It is making a 16-month, 14,000-mile tour of the former slave trade triangle with stops at more than a dozen Atlantic ports. After setting off from Newhaven, Conneticut it crossed the Atlantic and stopped off in Falmouth and Liverpool before making its way to a berth next to the Arnolfini on Bristol’s harbourside.
While in the city the schooner will be open for visits and lectures from the crew and the Amistad team will visit local schools to talk about slavery and the Amistad incident.
The crew was welcomed by Bristol students Saphra Ross 20, and Nadia Waithe, 22 who helped to sail the ship across the Atlantic from her launch in New Haven, Connecticut, USA on June 21.
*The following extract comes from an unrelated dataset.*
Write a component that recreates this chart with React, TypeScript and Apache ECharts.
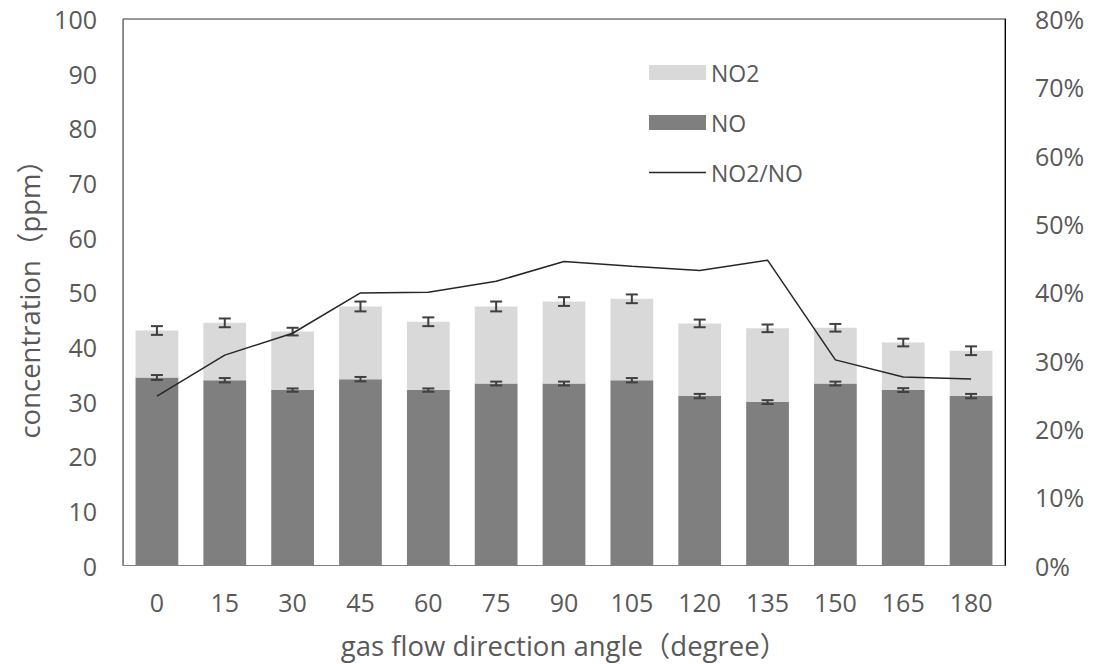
import React, { useEffect, useRef } from "react";
import * as echarts from "echarts";

const categories = ["0", "15", "30", "45", "60", "75", "90", "105", "120", "135", "150", "165", "180"];
const noValues = [34.4, 33.9, 32.1, 34.1, 32.1, 33.3, 33.3, 33.9, 31.0, 29.9, 33.3, 32.1, 31.0];
const no2Values = [8.6, 10.5, 10.7, 13.3, 12.5, 14.1, 15.0, 14.9, 13.3, 13.5, 10.2, 8.7, 8.3];
const noErr = [0.45, 0.4, 0.3, 0.4, 0.3, 0.35, 0.35, 0.4, 0.4, 0.35, 0.35, 0.35, 0.4];
const no2Err = [0.8, 0.8, 0.7, 0.9, 0.8, 0.9, 0.8, 0.8, 0.7, 0.7, 0.7, 0.7, 0.8];
const ratioValues = [24.8, 30.8, 34.0, 39.9, 40.0, 41.6, 44.5, 43.8, 43.2, 44.7, 30.1, 27.6, 27.3];
const leftTicks = { min: 0, max: 100, interval: 10 };
const rightTicks = { min: 0, max: 80, interval: 10 };

const FONT = "'Open Sans', 'Noto Sans CJK SC', sans-serif";
const TXT = "#595959";

export default function App() {
  const ref = useRef<HTMLDivElement>(null);
  useEffect(() => {
    if (!ref.current) return;
    const chart = echarts.init(ref.current, undefined, { renderer: "svg" });
    const errData: number[][] = [];
    categories.forEach((_, i) => {
      errData.push([i, noValues[i], noErr[i]]);
      errData.push([i, noValues[i] + no2Values[i], no2Err[i]]);
    });
    chart.setOption({
      animation: false,
      backgroundColor: "#fff",
      textStyle: { fontFamily: FONT },
      grid: {
        left: 123,
        right: 91,
        top: 19,
        bottom: 96,
        show: true,
        borderColor: "#303030",
        borderWidth: 1,
        containLabel: false,
      },
      legend: {
        orient: "vertical",
        left: 644,
        top: 56,
        itemWidth: 57,
        itemHeight: 15,
        itemGap: 27,
        textStyle: { fontSize: 23, color: TXT, fontFamily: FONT },
        data: [
          { name: "NO2", icon: "rect" },
          { name: "NO", icon: "rect" },
          { name: "NO2/NO", icon: "path://M0 0H57V1.6H0Z" },
        ],
      },
      xAxis: {
        type: "category",
        data: categories,
        name: "gas flow direction angle（degree）",
        nameLocation: "middle",
        nameGap: 66,
        nameTextStyle: { fontSize: 27.5, color: TXT, fontFamily: FONT },
        axisLine: { show: true, lineStyle: { color: "#808080" } },
        axisTick: { show: false },
        axisLabel: { fontSize: 25, color: TXT, margin: 24, fontFamily: FONT },
      },
      yAxis: [
        {
          type: "value",
          min: leftTicks.min,
          max: leftTicks.max,
          interval: leftTicks.interval,
          name: "concentration（ppm）",
          nameLocation: "middle",
          nameGap: 77,
          nameTextStyle: { fontSize: 27.5, color: TXT, fontFamily: FONT },
          axisLine: { show: true, lineStyle: { color: "#808080" } },
          axisTick: { show: false },
          splitLine: { show: false },
          axisLabel: { fontSize: 25, color: TXT, margin: 26, fontFamily: FONT },
        },
        {
          type: "value",
          min: rightTicks.min,
          max: rightTicks.max,
          interval: rightTicks.interval,
          position: "right",
          axisLine: { show: true, lineStyle: { color: "#000" } },
          axisTick: { show: false },
          splitLine: { show: false },
          axisLabel: {
            fontSize: 25,
            color: TXT,
            margin: 30,
            fontFamily: FONT,
            formatter: (v: number) => `${v}%`,
          },
        },
      ],
      series: [
        {
          name: "NO",
          type: "bar",
          stack: "total",
          data: noValues,
          barWidth: "63%",
          itemStyle: { color: "#7f7f7f" },
        },
        {
          name: "NO2",
          type: "bar",
          stack: "total",
          data: no2Values,
          barWidth: "63%",
          itemStyle: { color: "#d9d9d9" },
        },
        {
          name: "err",
          type: "custom",
          data: errData,
          z: 10,
          renderItem: (params: any, api: any) => {
            const x = api.value(0);
            const v = api.value(1);
            const e = api.value(2);
            const hi = api.coord([x, v + e]);
            const lo = api.coord([x, v - e]);
            const half = 6;
            const style = { stroke: "#404040", lineWidth: 2 };
            return {
              type: "group",
              children: [
                { type: "line", shape: { x1: hi[0], y1: hi[1], x2: lo[0], y2: lo[1] }, style },
                { type: "line", shape: { x1: hi[0] - half, y1: hi[1], x2: hi[0] + half, y2: hi[1] }, style },
                { type: "line", shape: { x1: lo[0] - half, y1: lo[1], x2: lo[0] + half, y2: lo[1] }, style },
              ],
            };
          },
        },
        {
          name: "NO2/NO",
          type: "line",
          yAxisIndex: 1,
          data: ratioValues,
          symbol: "none",
          lineStyle: { color: "#262626", width: 1.5 },
          itemStyle: { color: "#262626" },
          z: 11,
        },
      ],
    });
    return () => chart.dispose();
  }, []);
  return (
    <div
      ref={ref}
      style={{ position: "absolute", left: 0, top: 0, width: 1096, height: 664 }}
    />
  );
}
Saphra and Nadia passed on sailing tips to the new crew, which includes Bristolian Molly Crossthwaite 22, who has just finished an undergraduate degree in archaeology and ancient history.
"What is hitting me most is how privileged I am to be sailing the Amistad back home to Sierra Leone," said Molly.
"Although I have previously studied various issues concerning transatlantic slavery I have never focussed on the Amistad incident. I have only now realized that it was ot only an amazing story of freedom but it had such and effect on American policies at the time."
The schooner is a copy of the original 19th century Amistad, which was at the centre of a remarkable story.
In 1839, 53 Africans were kidnapped from West Africa and sold into the transatlantic slave trade and purchased illegally in Havana, Cuba, where they were transferred to the schooner Amistad to be taken to another part of the island.